» **EXERCISE OBJECTIVE**: Repeat, exactly and only, the lines from the beginning of the data through the line with "const yTicks = [0, 0.1, 0.2, 0.3, 0.4, 0.5]". Pictures are left out.

Records contained in a dataset

################

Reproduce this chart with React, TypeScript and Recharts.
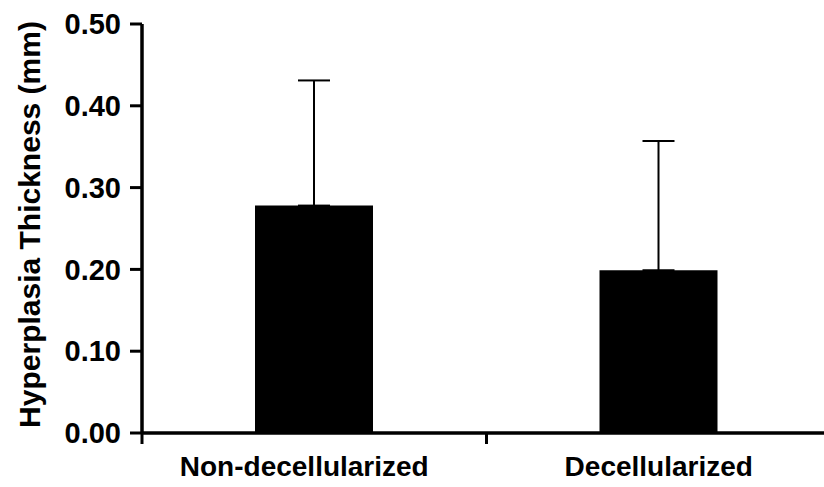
import { BarChart, Bar, XAxis, YAxis, ErrorBar } from 'recharts'

const groups = ['Non-decellularized', 'Decellularized']
const thickness = [0.278, 0.199]
const sdUpper = [0.153, 0.158]
const yTicks = [0, 0.1, 0.2, 0.3, 0.4, 0.5]

const data = groups.map((name, i) => ({
  name,
  value: thickness[i],
  err: [0, sdUpper[i]],
}))

const FONT = '"Liberation Sans", Arial, Helvetica, sans-serif'
const X_TICK = 11
const X_MARGIN = 12

function GroupTick(props: any) {
  const { x, y, payload, index, visibleTicksCount } = props
  const axisY = y - X_TICK - X_MARGIN
  const half = payload.offset ?? 0
  const last = index === visibleTicksCount - 1
  return (
    <g>
      <line x1={x - half} x2={x - half} y1={axisY} y2={axisY + X_TICK} stroke="#000" strokeWidth={3} />
      {last && (
        <line x1={x + half} x2={x + half} y1={axisY} y2={axisY + X_TICK} stroke="#000" strokeWidth={3} />
      )}
      <text
        x={index === 0 ? x - 10 : x}
        y={axisY + 43}
        textAnchor="middle"
        fontFamily={FONT}
        fontWeight="bold"
        fontSize={28}
        fill="#000"
      >
        {payload.value}
      </text>
    </g>
  )
}

function YTitle(props: any) {
  const { viewBox } = props
  const cy = viewBox.y + viewBox.height / 2 - 4
  const cx = 40
  return (
    <text
      x={cx}
      y={cy}
      transform={`rotate(-90, ${cx}, ${cy})`}
      textAnchor="middle"
      fontFamily={FONT}
      fontWeight="bold"
      fontSize={30}
      fill="#000"
    >
      Hyperplasia Thickness (mm)
    </text>
  )
}

export default function App() {
  return (
    <div
      style={{
        position: 'absolute',
        left: 0,
        top: 0,
        width: 824,
        height: 487,
        overflow: 'hidden',
        background: '#fff',
      }}
    >
      <BarChart
        width={840}
        height={487}
        data={data}
        margin={{ top: 24, right: 9, left: 0, bottom: 0 }}
      >
        <XAxis
          dataKey="name"
          height={54}
          axisLine={{ stroke: '#000', strokeWidth: 3.5 }}
          tickLine={false}
          tickSize={X_TICK}
          tickMargin={X_MARGIN}
          tick={<GroupTick />}
          interval={0}
        />
        <YAxis
          width={142}
          domain={[0, 0.5]}
          ticks={yTicks}
          tickFormatter={(v: number) => v.toFixed(2)}
          axisLine={{ stroke: '#000', strokeWidth: 3.5 }}
          tickLine={{ stroke: '#000', strokeWidth: 3 }}
          tickSize={12}
          tickMargin={9}
          tick={{ fontSize: 29, fontWeight: 'bold', fill: '#000', fontFamily: FONT }}
          label={<YTitle />}
        />
        <Bar dataKey="value" fill="#000" barSize={118} isAnimationActive={false}>
          <ErrorBar dataKey="err" direction="y" width={16} stroke="#000" strokeWidth={2} isAnimationActive={false} />
        </Bar>
      </BarChart>
    </div>
  )
}
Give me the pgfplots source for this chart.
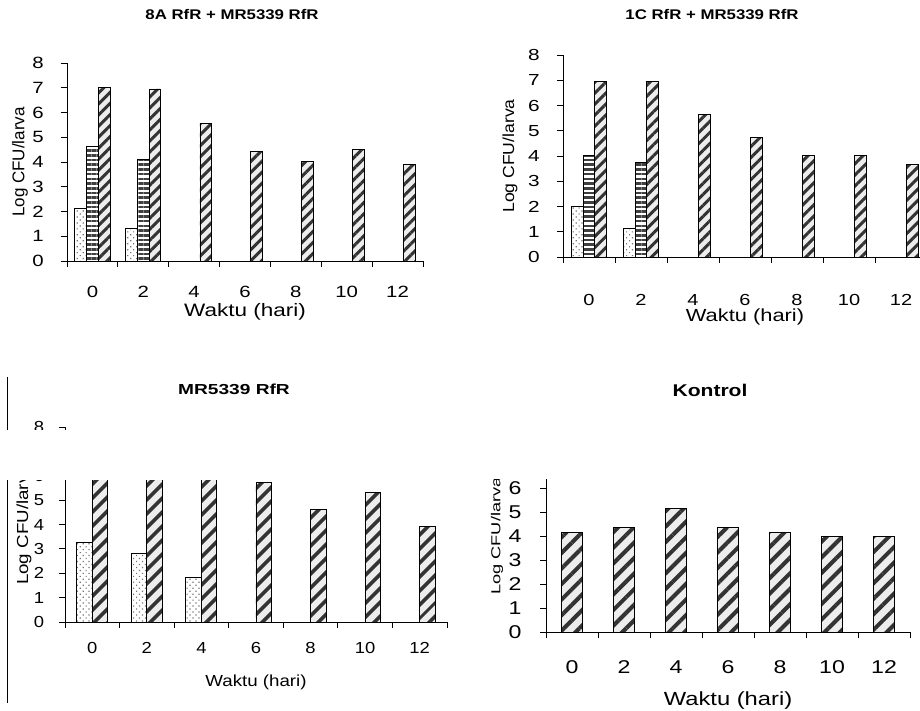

################

» **REPLY TO THE EXERCISE**:
Reproduce this chart with React, TypeScript and Recharts.
import { BarChart, Bar, XAxis, YAxis, ErrorBar } from 'recharts'

const groups = ['Non-decellularized', 'Decellularized']
const thickness = [0.278, 0.199]
const sdUpper = [0.153, 0.158]
const yTicks = [0, 0.1, 0.2, 0.3, 0.4, 0.5]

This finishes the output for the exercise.